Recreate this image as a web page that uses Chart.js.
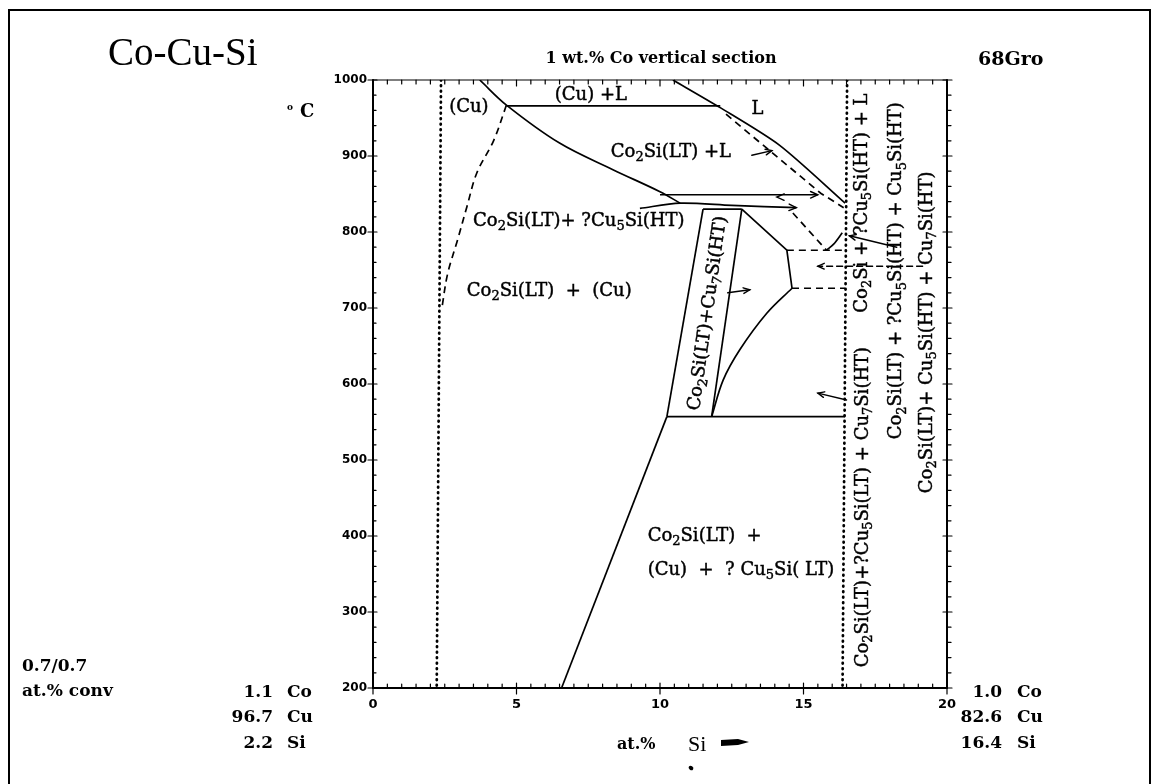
<!DOCTYPE html>
<html>
<head>
<meta charset="utf-8">
<script src="https://cdn.jsdelivr.net/npm/chart.js@4.4.1/dist/chart.umd.min.js"></script>
<style>
  html, body { margin: 0; padding: 0; background: #fff; }
  #wrap { width: 1161px; height: 784px; position: relative; }
</style>
</head>
<body>
<div id="wrap"><canvas id="c"></canvas></div>
<script>
// ---- axes ----
const tempTicks = [200, 300, 400, 500, 600, 700, 800, 900, 1000];   // °C
const siTicks = [0, 5, 10, 15, 20];                                 // at.% Si

// ---- phase boundaries, points are [at.% Si, °C] ----
const cuLiquidus   = [[3.72, 1000], [4.65, 967], [6.5, 917], [8.36, 882], [10.0, 853], [10.7, 838]];
const cuLTie       = [[4.65, 966], [12.1, 966]];
const liquidus     = [[10.45, 1000], [12.08, 964], [14.17, 914], [16.45, 838]];
const tie849       = [[10.0, 849], [15.5, 849]];
const line835      = [[9.3, 831], [10.7, 838], [12.5, 835], [14.75, 832]];
const bandTop      = [[11.5, 830], [12.85, 830]];
const bandLeft     = [[11.5, 830], [10.24, 557]];
const bandRight    = [[12.85, 830], [11.8, 557]];
const eutectoid    = [[10.24, 557], [16.44, 557]];
const lowBoundary  = [[6.57, 200], [10.24, 557]];
const cu7Boundary  = [[12.85, 830], [14.42, 776], [14.6, 726]];
const cu7Curve     = [[14.6, 726], [13.72, 693], [12.78, 645], [12.2, 605], [11.8, 557]];
const smallCurve   = [[15.8, 776], [16.05, 784], [16.35, 799]];
// dashed (uncertain) boundaries
const cuSolvus     = [[4.65, 967], [4.2, 920], [3.62, 878], [3.27, 833], [2.95, 790], [2.6, 745], [2.4, 700]];
const dashedLiq    = [[12.3, 955], [15.6, 851], [16.4, 832]];
const dashed776    = [[14.42, 776], [16.45, 776]];
const dashed726    = [[14.6, 726], [16.45, 726]];
const dashedDiag   = [[14.63, 825], [15.8, 776]];
// dotted: the two end compositions of the section
const section1     = [[2.37, 1000], [2.22, 200]];
const section2     = [[16.52, 1000], [16.36, 200]];

// pointer arrows [from, to]
const arrowsSolid  = [[[13.2, 901], [13.9, 907]], [[12.36, 720], [13.13, 724]], [[16.5, 579], [15.5, 588]], [[18.25, 780], [16.6, 795]]];
const arrowsDashed = [[[19.15, 755], [15.5, 755]]];
// arrow heads sitting on line ends [from, to]
const lineHeads    = [[[15.0, 849], [15.5, 849]], [[14.2, 833], [14.75, 832]], [[14.6, 846], [14.07, 846]]];

// ---- text ----
const fieldLabels  = ['(Cu)', '(Cu) +L', 'L', 'Co_2Si(LT) +L', 'Co_2Si(LT)+ ?Cu_5Si(HT)', 'Co_2Si(LT)  +  (Cu)', 'Co_2Si(LT)  +', '(Cu)  +  ? Cu_5Si( LT)'];
const verticalLabels = ['Co_2Si(LT)+Cu_7Si(HT)', 'Co_2Si + ?Cu_5Si(HT) + L', 'Co_2Si(LT)+?Cu_5Si(LT) + Cu_7Si(HT)', 'Co_2Si(LT) + ?Cu_5Si(HT) + Cu_5Si(HT)', 'Co_2Si(LT)+ Cu_5Si(HT) + Cu_7Si(HT)'];
const leftComp  = [['1.1', 'Co'], ['96.7', 'Cu'], ['2.2', 'Si']];
const rightComp = [['1.0', 'Co'], ['82.6', 'Cu'], ['16.4', 'Si']];

// ---- placement of the field labels (data coordinates) ----
const fieldPlace = [
  { x: 3.34, y: 964, align: 'center' },
  { x: 7.59, y: 980, align: 'center' },
  { x: 13.4, y: 962, align: 'center' },
  { x: 10.38, y: 905, align: 'center' },
  { x: 7.17, y: 814, align: 'center' },
  { x: 6.14, y: 722, align: 'center' },
  { x: 9.57, y: 400, align: 'left' },
  { x: 9.57, y: 355, align: 'left' }
];
const verticalPlace = [
  { x: 11.67, y: 693, rot: -82 },
  { x: 17.04, y: 838, rot: -90 },
  { x: 17.07, y: 438, rot: -90 },
  { x: 18.25, y: 749, rot: -90 },
  { x: 19.3, y: 668, rot: -90 }
];

const SERIF = '"DejaVu Serif", serif';

function runsOf(str) {           // "_c" marks a subscript character
  const runs = [];
  let i = 0;
  while (i < str.length) {
    if (str[i] === '_') { runs.push({ t: str[i + 1], sub: true }); i += 2; }
    else {
      let j = i;
      while (j < str.length && str[j] !== '_') j++;
      runs.push({ t: str.slice(i, j), sub: false });
      i = j;
    }
  }
  return runs;
}

function drawRich(ctx, str, x, y, size, align, weight) {
  const runs = runsOf(str);
  const w0 = weight || 'normal';
  const main = `${w0} ${size}px ${SERIF}`;
  const sub = `${w0} ${Math.round(size * 0.7)}px ${SERIF}`;
  let total = 0;
  runs.forEach(r => { ctx.font = r.sub ? sub : main; r.w = ctx.measureText(r.t).width; total += r.w; });
  let cx = align === 'center' ? x - total / 2 : align === 'right' ? x - total : x;
  ctx.textAlign = 'left';
  ctx.textBaseline = 'middle';
  ctx.lineWidth = 0.45;
  runs.forEach(r => {
    ctx.font = r.sub ? sub : main;
    const ty = y + (r.sub ? size * 0.3 : 0);
    ctx.fillText(r.t, cx, ty);
    ctx.strokeText(r.t, cx, ty);
    cx += r.w;
  });
}

function seg(ctx, x1, y1, x2, y2) {
  ctx.beginPath(); ctx.moveTo(x1, y1); ctx.lineTo(x2, y2); ctx.stroke();
}

function head(ctx, fx, fy, tx, ty, len) {
  const ang = Math.atan2(ty - fy, tx - fx);
  const a = 0.42;
  ctx.beginPath();
  ctx.moveTo(tx - len * Math.cos(ang - a), ty - len * Math.sin(ang - a));
  ctx.lineTo(tx, ty);
  ctx.lineTo(tx - len * Math.cos(ang + a), ty - len * Math.sin(ang + a));
  ctx.stroke();
}

const decor = {
  id: 'phaseDecor',
  afterDatasetsDraw(chart) {
    const { ctx, chartArea: a, scales: { x, y } } = chart;
    const X = v => x.getPixelForValue(v), Y = v => y.getPixelForValue(v);
    ctx.save();
    ctx.strokeStyle = '#000';
    ctx.fillStyle = '#000';
    ctx.lineCap = 'round';

    // plot box
    ctx.lineWidth = 2;
    seg(ctx, a.left, a.top, a.left, a.bottom);
    seg(ctx, a.left, a.bottom, a.right, a.bottom);
    seg(ctx, a.right, a.top, a.right, a.bottom);
    ctx.lineWidth = 1.2;
    seg(ctx, a.left, a.top, a.right, a.top);

    // tick marks: composition every 0.5, temperature every 20
    ctx.lineWidth = 1.2;
    for (let i = 0; i <= 40; i++) {
      const v = i * 0.5, px = X(v), major = i % 10 === 0;
      if (major) { seg(ctx, px, a.bottom - 5, px, a.bottom + 6); seg(ctx, px, a.top, px, a.top + 6); }
      else { seg(ctx, px, a.bottom, px, a.bottom - 4); seg(ctx, px, a.top, px, a.top + 4); }
    }
    for (let i = 0; i <= 40; i++) {
      const v = 200 + i * 20, py = Y(v), major = i % 5 === 0;
      if (major) { seg(ctx, a.left - 5, py, a.left + 4, py); seg(ctx, a.right - 4, py, a.right + 5, py); }
      else { seg(ctx, a.left, py, a.left + 3, py); seg(ctx, a.right, py, a.right + 4, py); }
    }

    // pointer arrows
    ctx.lineWidth = 1.4;
    arrowsSolid.forEach(([p, q]) => {
      seg(ctx, X(p[0]), Y(p[1]), X(q[0]), Y(q[1]));
      head(ctx, X(p[0]), Y(p[1]), X(q[0]), Y(q[1]), 7);
    });
    ctx.setLineDash([6, 4]);
    arrowsDashed.forEach(([p, q]) => seg(ctx, X(p[0]), Y(p[1]), X(q[0]), Y(q[1])));
    ctx.setLineDash([]);
    arrowsDashed.forEach(([p, q]) => head(ctx, X(p[0]), Y(p[1]), X(q[0]), Y(q[1]), 7));
    lineHeads.forEach(([p, q]) => head(ctx, X(p[0]), Y(p[1]), X(q[0]), Y(q[1]), 8));

    // field labels
    ctx.fillStyle = '#000';
    ctx.strokeStyle = '#000';
    fieldLabels.forEach((t, i) => {
      const p = fieldPlace[i];
      drawRich(ctx, t, X(p.x), Y(p.y), 18, p.align);
    });
    verticalLabels.forEach((t, i) => {
      const p = verticalPlace[i];
      ctx.save();
      ctx.translate(X(p.x), Y(p.y));
      ctx.rotate(p.rot * Math.PI / 180);
      drawRich(ctx, t, 0, 0, 18, 'center');
      ctx.restore();
    });
    ctx.restore();
  },
  afterDraw(chart) {
    const { ctx } = chart;
    ctx.save();
    ctx.fillStyle = '#000';
    ctx.strokeStyle = '#000';

    // outer frame
    ctx.lineWidth = 2;
    ctx.strokeRect(9, 10, 1141, 800);

    // headings
    ctx.textBaseline = 'alphabetic';
    ctx.textAlign = 'left';
    ctx.font = '39px "Liberation Serif", serif';
    ctx.fillText('Co-Cu-Si', 108, 65);
    ctx.font = `bold 16px ${SERIF}`;
    ctx.textAlign = 'center';
    ctx.fillText('1 wt.% Co vertical section', 661, 63);
    ctx.textAlign = 'left';
    ctx.font = `bold 19px ${SERIF}`;
    ctx.fillText('68Gro', 978, 65);

    // temperature unit
    ctx.font = `bold 9px ${SERIF}`;
    ctx.fillText('o', 287, 110);
    ctx.font = `bold 18px ${SERIF}`;
    ctx.fillText('C', 300, 117);

    // conversion note
    ctx.font = `bold 17px ${SERIF}`;
    ctx.textBaseline = 'middle';
    ctx.fillText('0.7/0.7', 22, 667);
    ctx.fillText('at.% conv', 22, 692);

    // end compositions
    const rows = [693, 718, 744];
    leftComp.forEach(([n, el], i) => {
      ctx.textAlign = 'right'; ctx.fillText(n, 273, rows[i]);
      ctx.textAlign = 'left'; ctx.fillText(el, 287, rows[i]);
    });
    rightComp.forEach(([n, el], i) => {
      ctx.textAlign = 'right'; ctx.fillText(n, 1002, rows[i]);
      ctx.textAlign = 'left'; ctx.fillText(el, 1017, rows[i]);
    });

    // axis title
    ctx.textAlign = 'left';
    ctx.font = `bold 16px ${SERIF}`;
    ctx.fillText('at.%', 617, 745);
    ctx.font = `22px "Liberation Serif", serif`;
    ctx.fillText('Si', 688, 745);
    ctx.beginPath();
    ctx.moveTo(721, 740); ctx.lineTo(738, 739); ctx.lineTo(749, 742);
    ctx.lineTo(738, 745); ctx.lineTo(721, 746); ctx.closePath(); ctx.fill();
    ctx.beginPath(); ctx.ellipse(691, 768, 2.5, 2, 0.6, 0, Math.PI * 2); ctx.fill();
    ctx.restore();
  }
};

const toXY = pts => pts.map(([x, y]) => ({ x, y }));
function ds(pts, opts) {
  return Object.assign({
    data: toXY(pts), showLine: true, pointRadius: 0, borderColor: '#000',
    borderWidth: 1.7, tension: 0, fill: false
  }, opts || {});
}
const DASH = { borderDash: [7, 5] };
const DOT = { borderDash: [0.5, 5], borderWidth: 2.8, borderCapStyle: 'round' };

new Chart(document.getElementById('c'), {
  type: 'scatter',
  data: {
    datasets: [
      ds(cuLiquidus, { tension: 0.35 }),
      ds(cuLTie),
      ds(liquidus, { tension: 0.25 }),
      ds(tie849),
      ds(line835, { tension: 0.3 }),
      ds(bandTop),
      ds(bandLeft),
      ds(bandRight),
      ds(eutectoid),
      ds(lowBoundary),
      ds(cu7Boundary),
      ds(cu7Curve, { tension: 0.35 }),
      ds(smallCurve, { tension: 0.3 }),
      ds(cuSolvus, Object.assign({ tension: 0.35 }, DASH)),
      ds(dashedLiq, DASH),
      ds(dashed776, DASH),
      ds(dashed726, DASH),
      ds(dashedDiag, DASH),
      ds(section1, DOT),
      ds(section2, DOT)
    ]
  },
  options: {
    responsive: true,
    maintainAspectRatio: false,
    animation: false,
    events: [],
    layout: { padding: { left: 0, right: 214, top: 80, bottom: 0 } },
    plugins: { legend: { display: false }, tooltip: { enabled: false } },
    scales: {
      x: {
        type: 'linear', min: siTicks[0], max: siTicks[siTicks.length - 1],
        afterFit: s => { s.height = 96; },
        afterBuildTicks: s => { s.ticks = siTicks.map(v => ({ value: v })); },
        grid: { display: false, drawTicks: false },
        border: { display: false },
        ticks: { color: '#000', padding: 9, font: { family: 'DejaVu Sans', size: 13, weight: 'bold' }, callback: v => String(v) }
      },
      y: {
        type: 'linear', min: tempTicks[0], max: tempTicks[tempTicks.length - 1],
        afterFit: s => { s.width = 373; },
        afterBuildTicks: s => { s.ticks = tempTicks.map(v => ({ value: v })); },
        grid: { display: false, drawTicks: false },
        border: { display: false },
        ticks: { color: '#000', padding: 6, font: { family: 'DejaVu Sans', size: 12, weight: 'bold' }, callback: v => String(v) }
      }
    }
  },
  plugins: [decor]
});
</script>
</body>
</html>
────────────────────────────────────────
Written request:
From the first line of the listing above, repeat every line through the one holding "const siTicks = [0, 5, 10, 15, 20];". Both ends count, and pictures stay out.

Response to this task:
Recreate this image as a web page that uses Chart.js.
<!DOCTYPE html>
<html>
<head>
<meta charset="utf-8">
<script src="https://cdn.jsdelivr.net/npm/chart.js@4.4.1/dist/chart.umd.min.js"></script>
<style>
  html, body { margin: 0; padding: 0; background: #fff; }
  #wrap { width: 1161px; height: 784px; position: relative; }
</style>
</head>
<body>
<div id="wrap"><canvas id="c"></canvas></div>
<script>
// ---- axes ----
const tempTicks = [200, 300, 400, 500, 600, 700, 800, 900, 1000];   // °C
const siTicks = [0, 5, 10, 15, 20];                                 // at.% Si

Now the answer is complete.